Rusty's Diary, Vol. 7: Underground Pool Hustlers and the Humans Who Love Them
- Rusty "Don't Touch My Stool" Barstool

- May 4
- 1 min read
Well, the humans have finally done something RIGHT for once.
Starting today, they're offering free pool from 3pm-7pm, Sunday through Thursday, here in my subterranean kingdom of Mooresville.

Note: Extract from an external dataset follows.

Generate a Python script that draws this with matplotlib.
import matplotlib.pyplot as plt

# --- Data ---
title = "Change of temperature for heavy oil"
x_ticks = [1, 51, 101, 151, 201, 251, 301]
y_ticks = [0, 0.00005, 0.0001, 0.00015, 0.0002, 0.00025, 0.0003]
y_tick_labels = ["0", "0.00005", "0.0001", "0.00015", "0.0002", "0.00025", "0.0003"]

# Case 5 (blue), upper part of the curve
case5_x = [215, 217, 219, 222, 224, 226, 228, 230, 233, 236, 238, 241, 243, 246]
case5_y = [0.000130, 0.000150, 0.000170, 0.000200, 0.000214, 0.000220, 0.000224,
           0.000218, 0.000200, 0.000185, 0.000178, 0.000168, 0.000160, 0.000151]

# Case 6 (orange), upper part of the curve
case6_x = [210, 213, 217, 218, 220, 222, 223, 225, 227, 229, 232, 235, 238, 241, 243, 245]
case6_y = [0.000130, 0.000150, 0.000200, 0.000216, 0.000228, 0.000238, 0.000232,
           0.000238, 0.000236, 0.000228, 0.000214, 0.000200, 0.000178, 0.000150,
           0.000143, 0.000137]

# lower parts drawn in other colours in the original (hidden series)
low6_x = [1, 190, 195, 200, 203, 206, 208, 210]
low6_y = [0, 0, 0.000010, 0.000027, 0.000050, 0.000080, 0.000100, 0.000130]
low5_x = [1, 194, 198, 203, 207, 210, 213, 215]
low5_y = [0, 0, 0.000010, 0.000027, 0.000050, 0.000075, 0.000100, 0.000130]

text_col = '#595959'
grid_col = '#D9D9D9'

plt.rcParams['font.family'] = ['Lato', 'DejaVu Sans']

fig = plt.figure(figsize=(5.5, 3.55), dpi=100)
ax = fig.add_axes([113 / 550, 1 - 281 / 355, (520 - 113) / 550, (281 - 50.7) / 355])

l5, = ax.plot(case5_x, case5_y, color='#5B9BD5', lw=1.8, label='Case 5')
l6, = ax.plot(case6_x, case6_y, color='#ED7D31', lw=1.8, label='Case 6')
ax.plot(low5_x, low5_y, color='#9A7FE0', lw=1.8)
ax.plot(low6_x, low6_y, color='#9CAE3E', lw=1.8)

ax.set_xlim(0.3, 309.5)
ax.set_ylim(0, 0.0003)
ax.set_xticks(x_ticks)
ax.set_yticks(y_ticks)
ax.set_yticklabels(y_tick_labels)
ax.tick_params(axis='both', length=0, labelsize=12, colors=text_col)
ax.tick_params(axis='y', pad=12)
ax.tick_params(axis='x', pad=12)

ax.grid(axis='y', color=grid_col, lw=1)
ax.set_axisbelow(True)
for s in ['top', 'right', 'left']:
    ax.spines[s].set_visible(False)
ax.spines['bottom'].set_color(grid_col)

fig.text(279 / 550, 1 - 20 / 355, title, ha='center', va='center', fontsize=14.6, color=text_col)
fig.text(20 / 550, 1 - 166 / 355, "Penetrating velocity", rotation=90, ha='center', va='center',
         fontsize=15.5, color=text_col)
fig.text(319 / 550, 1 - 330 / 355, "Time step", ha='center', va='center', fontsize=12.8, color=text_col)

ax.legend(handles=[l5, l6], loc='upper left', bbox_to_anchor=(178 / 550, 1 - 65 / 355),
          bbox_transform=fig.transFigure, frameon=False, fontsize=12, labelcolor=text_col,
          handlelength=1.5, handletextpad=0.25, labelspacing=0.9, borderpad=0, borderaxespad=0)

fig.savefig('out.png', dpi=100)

Yes, that's right. we're in a BASEMENT. Like proper degenerates should be. While other bars are pretending to be classy with their "ground level" nonsense and "natural lighting," we've embraced our true calling as cave dwellers. It's darker than my uncle's soul down here, the ceiling is low enough that tall people have to hunch like question marks, and the air has that perfect basement mustiness that says "abandon hope, all ye who enter here."
*Chef's kiss*
And now these pool-hungry humans are going to descend into my domain like moths to a fluorescent flame, clutching their cue sticks and their dreams of being the next Minnesota Fats. I've watched enough pool games from under my pinball machine to know how this goes.

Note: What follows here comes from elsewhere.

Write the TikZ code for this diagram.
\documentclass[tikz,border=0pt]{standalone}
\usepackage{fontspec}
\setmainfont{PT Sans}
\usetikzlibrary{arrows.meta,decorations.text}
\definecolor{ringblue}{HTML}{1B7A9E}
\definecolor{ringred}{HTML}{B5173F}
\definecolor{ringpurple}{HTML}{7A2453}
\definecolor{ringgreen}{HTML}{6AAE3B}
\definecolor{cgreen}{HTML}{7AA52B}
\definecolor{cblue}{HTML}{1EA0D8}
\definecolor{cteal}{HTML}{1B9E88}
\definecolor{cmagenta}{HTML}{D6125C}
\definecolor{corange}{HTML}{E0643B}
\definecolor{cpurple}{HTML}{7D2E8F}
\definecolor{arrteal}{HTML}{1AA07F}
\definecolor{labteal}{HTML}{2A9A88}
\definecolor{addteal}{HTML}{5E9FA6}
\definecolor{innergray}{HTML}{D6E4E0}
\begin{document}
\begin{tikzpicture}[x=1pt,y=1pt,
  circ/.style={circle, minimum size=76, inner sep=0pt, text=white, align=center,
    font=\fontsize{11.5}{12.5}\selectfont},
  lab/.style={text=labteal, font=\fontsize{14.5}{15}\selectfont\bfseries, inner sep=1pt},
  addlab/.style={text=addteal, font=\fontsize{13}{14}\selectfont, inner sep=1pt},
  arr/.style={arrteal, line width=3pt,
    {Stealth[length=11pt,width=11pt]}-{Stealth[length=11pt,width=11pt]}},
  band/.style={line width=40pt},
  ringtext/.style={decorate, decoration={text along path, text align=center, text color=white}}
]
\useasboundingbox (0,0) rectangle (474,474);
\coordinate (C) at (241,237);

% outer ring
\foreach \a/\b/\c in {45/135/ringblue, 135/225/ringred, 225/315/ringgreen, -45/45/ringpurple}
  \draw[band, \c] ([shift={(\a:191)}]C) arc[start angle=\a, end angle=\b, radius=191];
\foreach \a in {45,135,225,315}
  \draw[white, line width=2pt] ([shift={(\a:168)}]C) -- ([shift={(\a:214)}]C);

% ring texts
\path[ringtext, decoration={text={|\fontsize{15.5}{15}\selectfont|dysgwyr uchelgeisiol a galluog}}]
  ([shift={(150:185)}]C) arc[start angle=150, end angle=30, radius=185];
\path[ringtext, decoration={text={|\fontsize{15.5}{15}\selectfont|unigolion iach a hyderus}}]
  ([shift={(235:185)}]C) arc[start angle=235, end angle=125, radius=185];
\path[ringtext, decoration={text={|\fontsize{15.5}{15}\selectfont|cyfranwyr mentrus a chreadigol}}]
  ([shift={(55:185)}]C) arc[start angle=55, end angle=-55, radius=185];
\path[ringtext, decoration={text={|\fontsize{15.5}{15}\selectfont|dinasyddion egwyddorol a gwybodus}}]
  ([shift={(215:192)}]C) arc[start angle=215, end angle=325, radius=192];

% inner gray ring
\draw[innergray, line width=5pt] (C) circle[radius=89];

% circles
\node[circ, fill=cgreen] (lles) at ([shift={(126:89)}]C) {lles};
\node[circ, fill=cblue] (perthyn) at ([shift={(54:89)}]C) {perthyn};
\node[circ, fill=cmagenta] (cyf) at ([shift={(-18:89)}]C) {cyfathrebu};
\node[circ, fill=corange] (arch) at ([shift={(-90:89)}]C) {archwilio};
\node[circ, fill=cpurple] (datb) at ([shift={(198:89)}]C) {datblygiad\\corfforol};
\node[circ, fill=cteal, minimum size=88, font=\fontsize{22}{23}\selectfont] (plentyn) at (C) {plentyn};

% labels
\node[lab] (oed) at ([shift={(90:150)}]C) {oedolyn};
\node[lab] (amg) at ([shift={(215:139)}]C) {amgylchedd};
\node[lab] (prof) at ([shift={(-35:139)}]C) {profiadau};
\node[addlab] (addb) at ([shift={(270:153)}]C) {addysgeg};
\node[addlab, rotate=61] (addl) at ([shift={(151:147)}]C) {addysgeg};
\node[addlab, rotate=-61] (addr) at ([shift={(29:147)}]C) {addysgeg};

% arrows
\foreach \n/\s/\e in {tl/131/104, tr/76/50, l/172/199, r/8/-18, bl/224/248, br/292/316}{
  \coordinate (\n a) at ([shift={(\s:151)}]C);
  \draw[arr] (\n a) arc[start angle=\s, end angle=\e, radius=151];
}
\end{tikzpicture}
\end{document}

Someone's going to lean over a shot, knock over their beer, and blame the table for being "uneven" when really they just can't hold their liquor.

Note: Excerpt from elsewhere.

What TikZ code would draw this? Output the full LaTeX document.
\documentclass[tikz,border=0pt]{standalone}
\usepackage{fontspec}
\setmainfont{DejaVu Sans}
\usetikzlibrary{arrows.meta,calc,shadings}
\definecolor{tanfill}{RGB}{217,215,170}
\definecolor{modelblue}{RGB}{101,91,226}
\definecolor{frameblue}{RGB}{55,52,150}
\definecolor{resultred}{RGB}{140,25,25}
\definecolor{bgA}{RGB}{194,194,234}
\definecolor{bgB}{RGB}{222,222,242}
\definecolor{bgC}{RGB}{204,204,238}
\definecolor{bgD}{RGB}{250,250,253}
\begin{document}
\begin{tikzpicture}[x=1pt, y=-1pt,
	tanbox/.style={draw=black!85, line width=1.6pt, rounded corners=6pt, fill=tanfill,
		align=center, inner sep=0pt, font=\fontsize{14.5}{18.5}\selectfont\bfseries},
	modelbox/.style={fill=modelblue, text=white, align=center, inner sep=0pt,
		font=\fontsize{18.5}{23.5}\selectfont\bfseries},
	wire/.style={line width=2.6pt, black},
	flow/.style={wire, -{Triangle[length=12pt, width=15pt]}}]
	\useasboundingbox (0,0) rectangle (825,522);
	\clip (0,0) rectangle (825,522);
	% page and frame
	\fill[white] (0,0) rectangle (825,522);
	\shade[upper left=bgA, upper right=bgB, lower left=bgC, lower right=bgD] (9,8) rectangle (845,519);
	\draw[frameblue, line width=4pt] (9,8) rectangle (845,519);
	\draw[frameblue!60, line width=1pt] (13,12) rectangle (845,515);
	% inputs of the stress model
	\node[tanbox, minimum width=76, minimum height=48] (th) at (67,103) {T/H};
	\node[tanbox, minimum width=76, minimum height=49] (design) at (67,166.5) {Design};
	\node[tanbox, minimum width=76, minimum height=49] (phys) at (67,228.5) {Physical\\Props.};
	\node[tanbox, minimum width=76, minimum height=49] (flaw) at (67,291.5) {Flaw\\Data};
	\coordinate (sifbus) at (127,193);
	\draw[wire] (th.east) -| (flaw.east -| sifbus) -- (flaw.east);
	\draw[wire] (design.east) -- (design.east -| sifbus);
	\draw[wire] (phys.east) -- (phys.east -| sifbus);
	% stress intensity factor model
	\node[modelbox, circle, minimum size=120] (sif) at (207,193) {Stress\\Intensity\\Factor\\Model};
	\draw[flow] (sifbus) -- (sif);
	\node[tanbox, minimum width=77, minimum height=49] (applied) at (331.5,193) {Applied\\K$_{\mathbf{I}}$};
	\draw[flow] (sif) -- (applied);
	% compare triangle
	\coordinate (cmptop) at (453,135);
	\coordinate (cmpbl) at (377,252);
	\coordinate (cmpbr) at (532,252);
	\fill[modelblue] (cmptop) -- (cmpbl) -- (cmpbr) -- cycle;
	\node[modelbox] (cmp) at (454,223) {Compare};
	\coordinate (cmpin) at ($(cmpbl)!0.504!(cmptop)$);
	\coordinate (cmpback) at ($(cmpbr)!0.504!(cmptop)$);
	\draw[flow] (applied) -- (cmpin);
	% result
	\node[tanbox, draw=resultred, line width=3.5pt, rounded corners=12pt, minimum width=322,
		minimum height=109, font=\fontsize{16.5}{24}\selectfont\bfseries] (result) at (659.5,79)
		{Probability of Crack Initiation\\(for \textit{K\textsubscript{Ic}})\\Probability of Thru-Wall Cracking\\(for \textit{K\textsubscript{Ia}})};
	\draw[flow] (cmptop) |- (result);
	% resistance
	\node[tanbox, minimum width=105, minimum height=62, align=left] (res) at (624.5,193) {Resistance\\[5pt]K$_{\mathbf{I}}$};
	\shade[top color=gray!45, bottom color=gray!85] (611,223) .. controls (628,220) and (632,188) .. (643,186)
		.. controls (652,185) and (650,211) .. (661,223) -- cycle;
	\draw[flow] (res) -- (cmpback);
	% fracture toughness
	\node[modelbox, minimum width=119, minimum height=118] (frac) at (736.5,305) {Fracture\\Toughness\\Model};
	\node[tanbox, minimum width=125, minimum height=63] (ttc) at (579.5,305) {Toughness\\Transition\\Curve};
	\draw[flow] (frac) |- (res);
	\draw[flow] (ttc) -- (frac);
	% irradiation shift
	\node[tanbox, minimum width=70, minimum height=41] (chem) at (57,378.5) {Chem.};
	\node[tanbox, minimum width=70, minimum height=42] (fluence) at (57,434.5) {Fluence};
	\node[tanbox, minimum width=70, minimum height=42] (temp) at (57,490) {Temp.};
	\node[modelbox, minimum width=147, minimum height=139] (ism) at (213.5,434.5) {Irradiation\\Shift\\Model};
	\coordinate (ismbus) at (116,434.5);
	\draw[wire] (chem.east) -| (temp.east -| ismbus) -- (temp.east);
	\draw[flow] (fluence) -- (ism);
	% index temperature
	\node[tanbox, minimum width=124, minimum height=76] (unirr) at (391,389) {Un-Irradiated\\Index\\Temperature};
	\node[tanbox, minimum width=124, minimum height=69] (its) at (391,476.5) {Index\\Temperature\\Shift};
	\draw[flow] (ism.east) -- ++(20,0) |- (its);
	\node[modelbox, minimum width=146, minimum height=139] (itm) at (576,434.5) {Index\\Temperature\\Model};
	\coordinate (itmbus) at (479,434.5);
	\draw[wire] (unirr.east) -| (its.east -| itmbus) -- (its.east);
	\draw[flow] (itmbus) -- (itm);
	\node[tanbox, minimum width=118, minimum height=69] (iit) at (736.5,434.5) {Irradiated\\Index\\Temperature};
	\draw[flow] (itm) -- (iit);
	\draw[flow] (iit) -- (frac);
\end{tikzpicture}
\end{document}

Someone else will spend twenty minutes lining up a shot that a blind possum could make. But here's the thing I'll never admit out loud, there's something beautiful about watching humans play pool in a basement. The concentrated focus, the trash talk, the way the light hits the felt just right. It's like dinner theater, but with more swearing and chalk dust. Plus, free means MORE HUMANS, and more humans means more dropped food for yours truly.